La llegada del COVID-19 al país mereció una reacción sin precedentes del Gobierno Peruano. Con el objetivo de ralentizar los contagios y salvar la mayor cantidad de vidas posible, el presidente Martín Vizcarra decretó una rígida cuarentena a mediados de marzo (próxima a cumplir 100 días) y, poco después, la complementó con la instauración de un toque de queda que, hasta ahora, entra en vigencia todos los días de 9 p.m. a 4 a.m. (salvo ciertas regiones, donde se inicia desde las 6 p.m.) y durante las 24 horas del domingo. La lógica era sencilla: mientras más personas se quedasen en sus casas, menos probabilidades habría de que se expandiera la enfermedad.
Aunque la pertinencia (y efectividad) de prorrogar estas medidas como se ha venido haciendo desde finales de marzo puede discutirse, las meridianas restricciones a las libertades individuales que estas determinaciones vienen entrañando han sido aceptadas por la ciudadanía y entendidas como formas extraordinarias de lidiar con un trance fuera de lo común.
Sin embargo, desde el Ministerio del Interior se busca que una de estas medidas excepcionales se convierta en regla por el resto del 2020 y la razón nada tiene que ver con la pandemia. El martes, el titular de la referida cartera, Gastón Rodríguez, aseguró que, junto con el Ministerio de Defensa, se ha propuesto extender el toque de queda hasta fin de año, habida cuenta del “desembalse” delictivo que puede darse una vez levantadas las prohibiciones existentes. “Sabemos que los temas delictivos ocurren más en horas de la noche y en horas de la madrugada. Los fines de semana los delincuentes aprovechan que la gente está llegando de un hecho de diversión para robar”, ha dicho.
Cuando de suprimir derechos se trata, el Estado no puede simplemente agarrarnos el codo cuando le hemos dado la mano. El papel de la Policía Nacional, y por añadidura el del Ministerio del Interior, es garantizar las libertades individuales consagradas en la Constitución y la lucha contra el crimen no puede librarse a costa de ellas.

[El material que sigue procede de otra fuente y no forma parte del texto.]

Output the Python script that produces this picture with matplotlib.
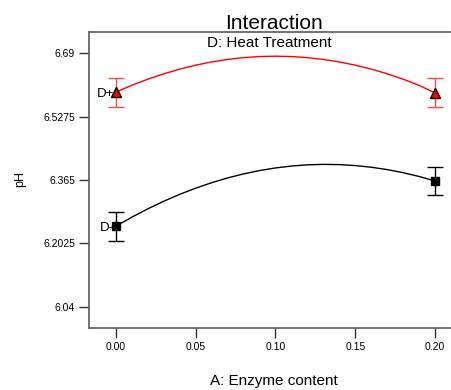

Además, la preocupación por el desborde de la delincuencia precede por lejos la llegada del COVID-19 y es una que, por años, el Estado no ha logrado despejar. Un antecedente que hace temer que, de concedérseles la aludida ampliación del toque de queda, insistan en que este vuelva a prolongarse a fin de año si no logran aprovecharlo como esperaban.

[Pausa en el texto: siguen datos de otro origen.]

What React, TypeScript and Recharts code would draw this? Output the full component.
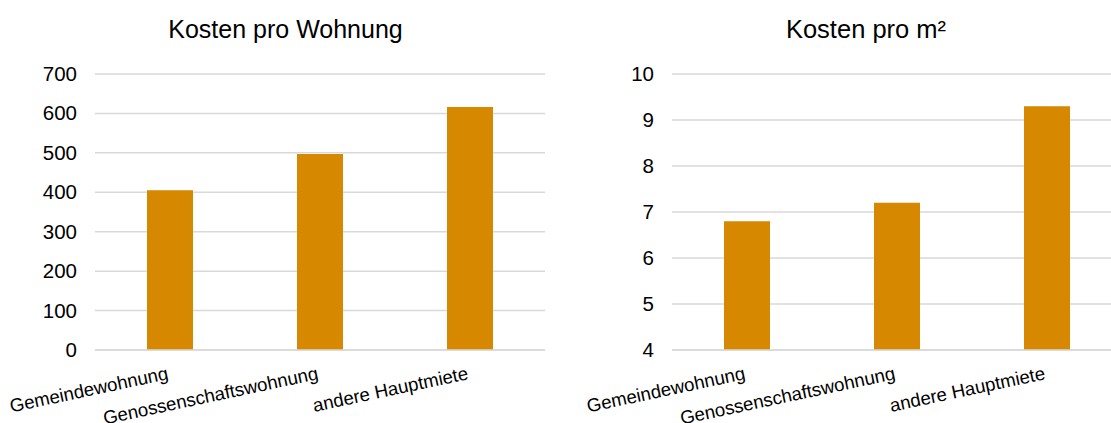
import React from 'react';
import { BarChart, Bar, XAxis, YAxis, CartesianGrid } from 'recharts';

const categories = ['Gemeindewohnung', 'Genossenschaftswohnung', 'andere Hauptmiete'];
const kostenProWohnung = [405, 497, 616];
const kostenProM2 = [6.8, 7.2, 9.3];
const wohnungTicks = [0, 100, 200, 300, 400, 500, 600, 700];
const m2Ticks = [4, 5, 6, 7, 8, 9, 10];
const titles = ['Kosten pro Wohnung', 'Kosten pro m²'];

const wohnungData = categories.map((name, i) => ({ name, value: kostenProWohnung[i] }));
const m2Data = categories.map((name, i) => ({ name, value: kostenProM2[i] }));

const FONT = '"Liberation Sans", Arial, sans-serif';
const BAR_COLOR = '#D58800';
const GRID = '#D9D9D9';

const XTick = (props: any) => {
  const { x, y, payload } = props;
  return (
    <g transform={`translate(${x - 1},${y + 29}) rotate(-12)`}>
      <text x={0} y={0} textAnchor="end" fontSize={18.6} fill="#000" fontFamily={FONT}>
        {payload.value}
      </text>
    </g>
  );
};

const YTick = (props: any) => {
  const { x, y, payload } = props;
  return (
    <text x={x} y={y} dy={7} textAnchor="end" fontSize={20.5} fill="#000" fontFamily={FONT}>
      {payload.value}
    </text>
  );
};

function Panel({ data, ticks, domain, yWidth, width }: any) {
  return (
    <BarChart
      width={width}
      height={423}
      data={data}
      margin={{ top: 74, right: 15, bottom: 0, left: 0 }}
      style={{ overflow: 'visible' }}
    >
      <CartesianGrid horizontal vertical={false} stroke={GRID} strokeWidth={1.5} />
      <XAxis
        dataKey="name"
        height={73}
        axisLine={{ stroke: GRID, strokeWidth: 1.5 }}
        tickLine={false}
        tickSize={0}
        tickMargin={0}
        interval={0}
        tick={<XTick />}
      />
      <YAxis
        width={yWidth}
        domain={domain}
        ticks={ticks}
        interval={0}
        axisLine={false}
        tickLine={false}
        tickSize={0}
        tickMargin={18}
        tick={<YTick />}
      />
      <Bar dataKey="value" fill={BAR_COLOR} barSize={46} isAnimationActive={false} />
    </BarChart>
  );
}

export default function App() {
  return (
    <div
      style={{
        position: 'absolute',
        left: 0,
        top: 0,
        width: 1111,
        height: 423,
        overflow: 'hidden',
        background: '#fff',
        fontFamily: FONT,
      }}
    >
      <div style={{ position: 'absolute', left: 0, top: 0 }}>
        <Panel data={wohnungData} ticks={wohnungTicks} domain={[0, 700]} yWidth={95} width={560} />
      </div>
      <div style={{ position: 'absolute', left: 560, top: 0 }}>
        <Panel data={m2Data} ticks={m2Ticks} domain={[4, 10]} yWidth={112} width={577} />
      </div>
      <svg
        width={1111}
        height={60}
        style={{ position: 'absolute', left: 0, top: 0, pointerEvents: 'none' }}
      >
        <text x={285.5} y={38} textAnchor="middle" fontSize={25} fill="#000" fontFamily={FONT}>
          {titles[0]}
        </text>
        <text x={866} y={38} textAnchor="middle" fontSize={25.5} fill="#000" fontFamily={FONT}>
          {titles[1]}
        </text>
      </svg>
    </div>
  );
}
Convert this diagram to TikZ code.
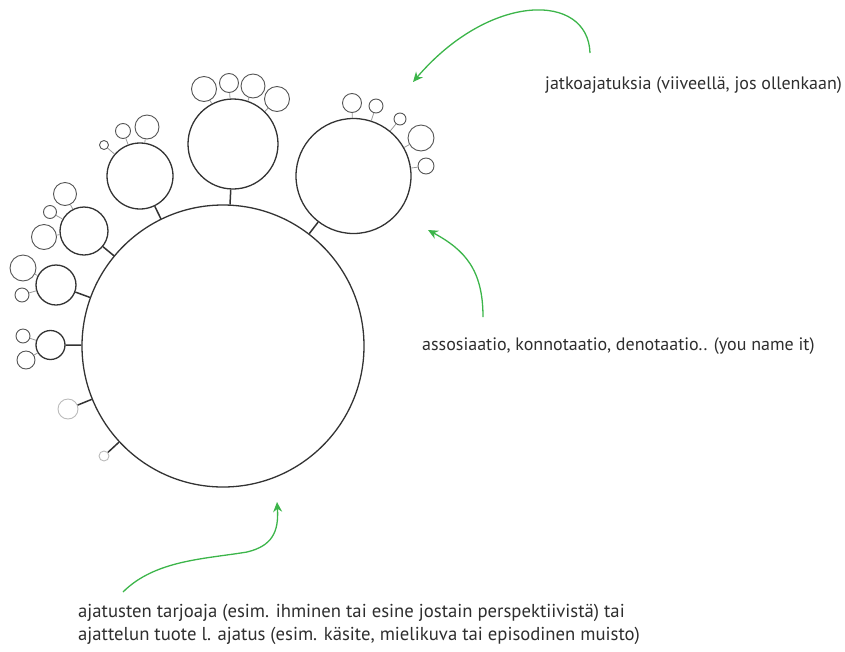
\documentclass[tikz,border=0pt]{standalone}
\usepackage{fontspec}
\setmainfont{PT Sans}
\usetikzlibrary{arrows.meta}
\definecolor{ink}{HTML}{333333}
\definecolor{smallink}{HTML}{555555}
\definecolor{stubink}{HTML}{999999}
\definecolor{faint}{HTML}{BBBBBB}
\definecolor{arrowgreen}{HTML}{3CB54A}
\definecolor{textink}{HTML}{2E2E2E}
\tikzset{
  bigc/.style={circle, draw=ink, line width=1.3pt, inner sep=0pt, minimum size=#1},
  smallc/.style={circle, draw=smallink, line width=0.9pt, inner sep=0pt, minimum size=#1},
  faintc/.style={circle, draw=faint, line width=0.9pt, inner sep=0pt, minimum size=#1},
  mainstub/.style={draw=ink, line width=1.5pt},
  smallstub/.style={draw=stubink, line width=0.8pt},
  greenarrow/.style={draw=arrowgreen, line width=1.3pt, -{Stealth[length=10pt, width=9pt]}},
  label/.style={font=\fontsize{18}{22.5}\selectfont, text=textink, inner sep=0pt, align=left},
  biglabel/.style={font=\fontsize{18.7}{23}\selectfont, text=textink, inner sep=0pt, align=left}
}
\begin{document}
\begin{tikzpicture}[x=1pt, y=-1pt]
\useasboundingbox (0,0) rectangle (845,651);
% main circle
\node[bigc=282pt] (main) at (223,346) {};
% first-level circles
\node[bigc=90pt] (A) at (233,144) {};
\node[bigc=115pt] (B) at (353.5,176) {};
\node[bigc=66pt] (C) at (140,176) {};
\node[bigc=48pt] (D) at (84,231) {};
\node[bigc=40pt] (E) at (56,285) {};
\node[bigc=29pt] (F) at (50.5,345) {};
\node[faintc=20pt] (G) at (68,409) {};
\node[faintc=10pt] (H) at (104,456) {};
% second-level circles
\node[smallc=25pt] (A1) at (204,89) {};
\node[smallc=19pt] (A2) at (229,83) {};
\node[smallc=24pt] (A3) at (253,86) {};
\node[smallc=25pt] (A4) at (277,99) {};
\node[smallc=19pt] (B1) at (352,103) {};
\node[smallc=14pt] (B2) at (376,106) {};
\node[smallc=12pt] (B3) at (400,119) {};
\node[smallc=26pt] (B4) at (421,138) {};
\node[smallc=16pt] (B5) at (426,166) {};
\node[smallc=24pt] (C1) at (147,127) {};
\node[smallc=15pt] (C2) at (123,131) {};
\node[smallc=9pt] (C3) at (104,145) {};
\node[smallc=23pt] (D1) at (65,194) {};
\node[smallc=13pt] (D2) at (50,212) {};
\node[smallc=25pt] (D3) at (44,237) {};
\node[smallc=26pt] (E1) at (23,268) {};
\node[smallc=14pt] (E2) at (22,295) {};
\node[smallc=14pt] (F1) at (23,336) {};
\node[smallc=18pt] (F2) at (26,360) {};
% stubs main -> first level
\foreach \c in {A,B,C,D,E,F,G,H} \path[mainstub] (main) -- (\c);
% stubs first -> second level
\foreach \p/\c in {A/A1,A/A2,A/A3,A/A4,B/B1,B/B2,B/B3,B/B4,B/B5,C/C1,C/C2,C/C3,D/D1,D/D2,D/D3,E/E1,E/E2,F/F1,F/F2}
  \path[smallstub] (\p) -- (\c);
% labels
\node[label, anchor=base west] (t1) at (545,89) {jatkoajatuksia (viiveellä, jos ollenkaan)};
\node[label, anchor=base west] (t2) at (422,350) {assosiaatio, konnotaatio, denotaatio.. (you name it)};
\node[biglabel, anchor=north west] (t3) at (78,604) {ajatusten tarjoaja (esim. ihminen tai esine jostain perspektiivistä) tai\\ajattelun tuote l. ajatus (esim. käsite, mielikuva tai episodinen muisto)};
% arrow endpoints
\coordinate (s1) at (590,53);
\coordinate (e1) at (413,82);
\coordinate (s2) at (483,317);
\coordinate (e2) at (428,230);
\coordinate (s3) at (123,592);
\coordinate (m3) at (247,552);
\coordinate (e3) at (277,502);
\draw[greenarrow] (s1) .. controls (588,-8) and (490,-8) .. (e1);
\draw[greenarrow] (s2) .. controls (483,270) and (465,250) .. (e2);
\draw[greenarrow] (s3) .. controls (155,560) and (205,559) .. (m3) .. controls (272,546) and (279,532) .. (e3);
\end{tikzpicture}
\end{document}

Asimismo, la amenaza de una ola criminal, como la augurada por el señor Rodríguez, tiene que ser una oportunidad para fortalecer a las fuerzas del orden, no un pretexto para implementar medidas de cuestionable solvencia técnica. Frustrar los delitos encerrando a los ciudadanos resulta tan absurdo como prevenir los accidentes de tránsito prohibiendo el uso de vehículos motorizados, y expertos como el exviceministro del Interior Ricardo Valdés han cuestionado la precisión de las aseveraciones del ministro, señalando que buena parte de los crímenes se cometen de día cuando hay más gente en las calles y los bancos están abiertos. Esto último es una clara señal de que hay que mejorar la vigilancia policial durante todo el día si lo que se quiere es proteger a las personas.
Tampoco se pueden mezquinar los efectos que una prórroga del toque de queda tendría en los esfuerzos por reactivar la economía. Muchos comercios ofrecen servicios pasadas las 9 p.m. y más aún trabajan los domingos, por lo que la medida afectaría gravemente sus ingresos.
En suma, superado el estado de emergencia habrá otro desembalse con el que tendremos que lidiar. Los alcances del poder coercitivo del Gobierno también tendrán que ser limitados, especialmente después de que la crisis haya justificado que estos se amplíen, aunque algunos funcionarios parezcan haberse acostumbrado a esta situación.